I've lived in Japan for 30 years and have never heard of a place called Kai yu shuu. I think you are trying to say Kyu-shuu (que-shoe) which is a southern island in Japan.
Overall well done, however, as a historical note, why portray a newsreel that was released for theatrical viewing on a late fifties/early sixties TV that was not yet invented during the war?
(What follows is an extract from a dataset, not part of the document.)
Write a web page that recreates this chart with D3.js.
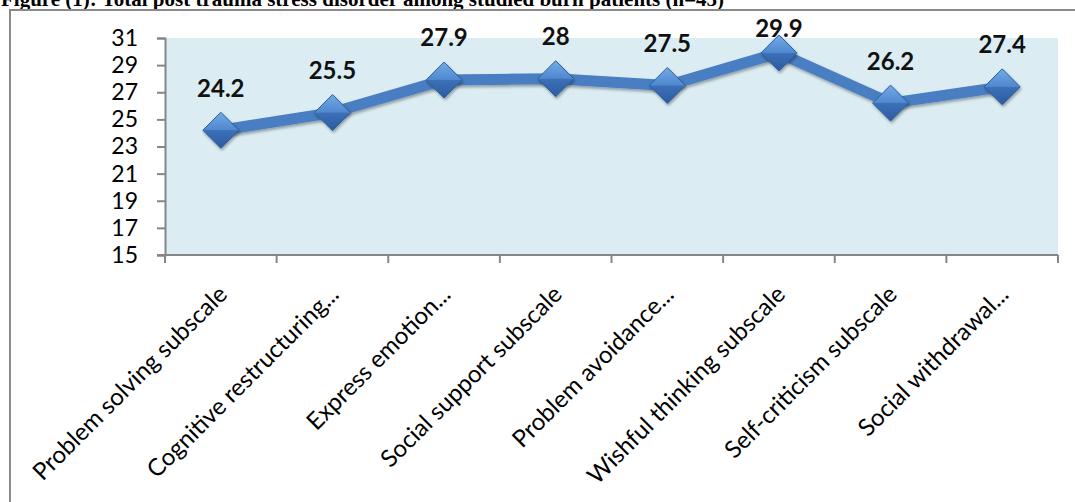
<!DOCTYPE html>
<html>
<head>
<meta charset="utf-8">
<script src="https://cdn.jsdelivr.net/npm/d3@7"></script>
<style>
  html, body { margin: 0; padding: 0; background: #fff; }
  svg { display: block; }
</style>
</head>
<body>
<svg width="1075" height="502"></svg>
<script>
const TITLE = 'Figure (1): Total post trauma stress disorder among studied burn patients (n=45)';
const categories = [
  'Problem solving subscale',
  'Cognitive restructuring...',
  'Express emotion...',
  'Social support subscale',
  'Problem avoidance...',
  'Wishful thinking subscale',
  'Self-criticism subscale',
  'Social withdrawal...'
];
const values = [24.2, 25.5, 27.9, 28, 27.5, 29.9, 26.2, 27.4];
const yTicks = [15, 17, 19, 21, 23, 25, 27, 29, 31];

const svg = d3.select('svg');
const plot = { left: 165, right: 1058, top: 38, bottom: 255 };

const x = d3.scaleBand().domain(categories).range([plot.left, plot.right]);
const y = d3.scaleLinear().domain([15, 31]).range([plot.bottom, plot.top]);

const defs = svg.append('defs');
const grad = defs.append('linearGradient')
  .attr('id', 'diamondFill')
  .attr('x1', 0).attr('y1', 0).attr('x2', 0).attr('y2', 1);
grad.append('stop').attr('offset', '0%').attr('stop-color', '#74aae6');
grad.append('stop').attr('offset', '49%').attr('stop-color', '#4f88d0');
grad.append('stop').attr('offset', '51%').attr('stop-color', '#3c70b8');
grad.append('stop').attr('offset', '100%').attr('stop-color', '#2c5c9f');

const shadow = defs.append('filter').attr('id', 'shadow')
  .attr('x', '-30%').attr('y', '-30%').attr('width', '160%').attr('height', '160%');
shadow.append('feDropShadow')
  .attr('dx', 1).attr('dy', 2).attr('stdDeviation', 1.5)
  .attr('flood-color', '#000').attr('flood-opacity', 0.35);

// title (cut off at the top, as in the scan)
svg.append('text')
  .attr('x', 1).attr('y', 6)
  .attr('font-family', '"Liberation Serif", "Times New Roman", serif')
  .attr('font-weight', 'bold')
  .attr('font-size', 21)
  .attr('fill', '#000')
  .text(TITLE);

// outer chart frame
svg.append('rect')
  .attr('x', 10).attr('y', 10)
  .attr('width', 1200).attr('height', 700)
  .attr('fill', '#fff')
  .attr('stroke', '#8a8a8a')
  .attr('stroke-width', 2);

// plot area background
svg.append('rect')
  .attr('x', plot.left).attr('y', plot.top)
  .attr('width', plot.right - plot.left)
  .attr('height', plot.bottom - plot.top)
  .attr('fill', '#dbedf3');

// y axis
const yAxis = svg.append('g')
  .attr('transform', `translate(${plot.left},0)`)
  .call(d3.axisLeft(y).tickValues(yTicks).tickSize(8).tickPadding(19));
yAxis.selectAll('text')
  .attr('font-family', 'Lato, "Open Sans", sans-serif')
  .attr('font-size', 23)
  .attr('fill', '#000');

// x axis, ticks at category boundaries
const xAxis = svg.append('g')
  .attr('transform', `translate(0,${plot.bottom})`)
  .call(d3.axisBottom(x).tickSize(0).tickFormat(''));
const bounds = categories.map(c => x(c)).concat([plot.right]);
xAxis.selectAll('.boundary')
  .data(bounds)
  .enter()
  .append('line')
  .attr('class', 'boundary')
  .attr('x1', d => d).attr('x2', d => d)
  .attr('y1', 0).attr('y2', 8);
[yAxis, xAxis].forEach(g => {
  g.select('.domain').attr('stroke', '#868686').attr('stroke-width', 2);
  g.selectAll('line').attr('stroke', '#868686').attr('stroke-width', 2);
});
xAxis.select('.domain').attr('d', `M${plot.left - 8},0H${plot.right}`);

// rotated category labels
svg.append('g')
  .selectAll('text')
  .data(categories)
  .enter()
  .append('text')
  .attr('transform', d => `translate(${x(d) + x.bandwidth() / 2 - 4},${plot.bottom + 29}) rotate(-45)`)
  .attr('text-anchor', 'end')
  .attr('dy', '0.7em')
  .attr('font-family', 'Lato, "Open Sans", sans-serif')
  .attr('font-size', 24)
  .attr('fill', '#000')
  .text(d => d);

const cx = (d, i) => x(categories[i]) + x.bandwidth() / 2;

// series line
svg.append('path')
  .datum(values)
  .attr('fill', 'none')
  .attr('stroke', '#4a7ec2')
  .attr('stroke-width', 11)
  .attr('stroke-linejoin', 'round')
  .attr('filter', 'url(#shadow)')
  .attr('d', d3.line().x(cx).y(d => y(d)));

// diamond markers
const half = 18;
svg.append('g')
  .selectAll('path')
  .data(values)
  .enter()
  .append('path')
  .attr('transform', (d, i) => `translate(${cx(d, i)},${y(d)})`)
  .attr('d', `M0,${-half}L${half},0L0,${half}L${-half},0Z`)
  .attr('fill', 'url(#diamondFill)')
  .attr('stroke', '#2f5f9e')
  .attr('stroke-width', 1)
  .attr('filter', 'url(#shadow)');

// data labels
svg.append('g')
  .selectAll('text')
  .data(values)
  .enter()
  .append('text')
  .attr('x', cx)
  .attr('y', d => Math.max(y(d) - 42, 29))
  .attr('dy', '0.35em')
  .attr('text-anchor', 'middle')
  .attr('font-family', 'Lato, "Open Sans", sans-serif')
  .attr('font-weight', 'bold')
  .attr('font-size', 24)
  .attr('fill', '#111')
  .text(d => d);
</script>
</body>
</html>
I'm blanking on the fellows name right now, but in1985 while a student at Kent State University here in Ohio I was ground crew at Andrew Patton field where the university ran their flight school. In consequence of the flight school, we had a semi-resident FAA examiner on the field most days who had been a flight instructor during WWII, and most days we could get him to share some stories with us. He told us an almost identical story about spin training a cadet in a Piper Cub, when coming into the second rotation of the students spin, they were treated to an awful bang! Our examiner immediately looked left and right because he thought one of the wings had departed. Nope, correct number of wings .... looking straight ahead he finally saw a crack in the front windscreen from top to bottom. An uneventful landing followed and I'm pretty sure that's the first time I heard the expression "my ass was taking bites out of the seat cushion".
What is the parasol aircraft in which Don is talking to his instructor during a spin? Looks like a French Loire, a single seater and not a two seat trainer 🤷♀🤷♀
Many Japanese Aces met their end thinking the new Hellcat was the under powered Wildcat. A tacit the Japanese would utilize is having a Wildcat chase them straight up, then stall and the Zero would swoop down for a easy kill but then to sell a Hellcat gaining as they turned down and be ripped to shreds but it's 6 -50 cals.. The Hellcat had the highest kill ratio at 19 to1. The Corsair had a 11 to 1 Kill ratio. The hellcat downed 5,156 enemy aircraft in just two years, accounting for 75 percent of the Navy's aerial victories during the war.
8:48 What are those structures between the funnels, with the four round heads on top?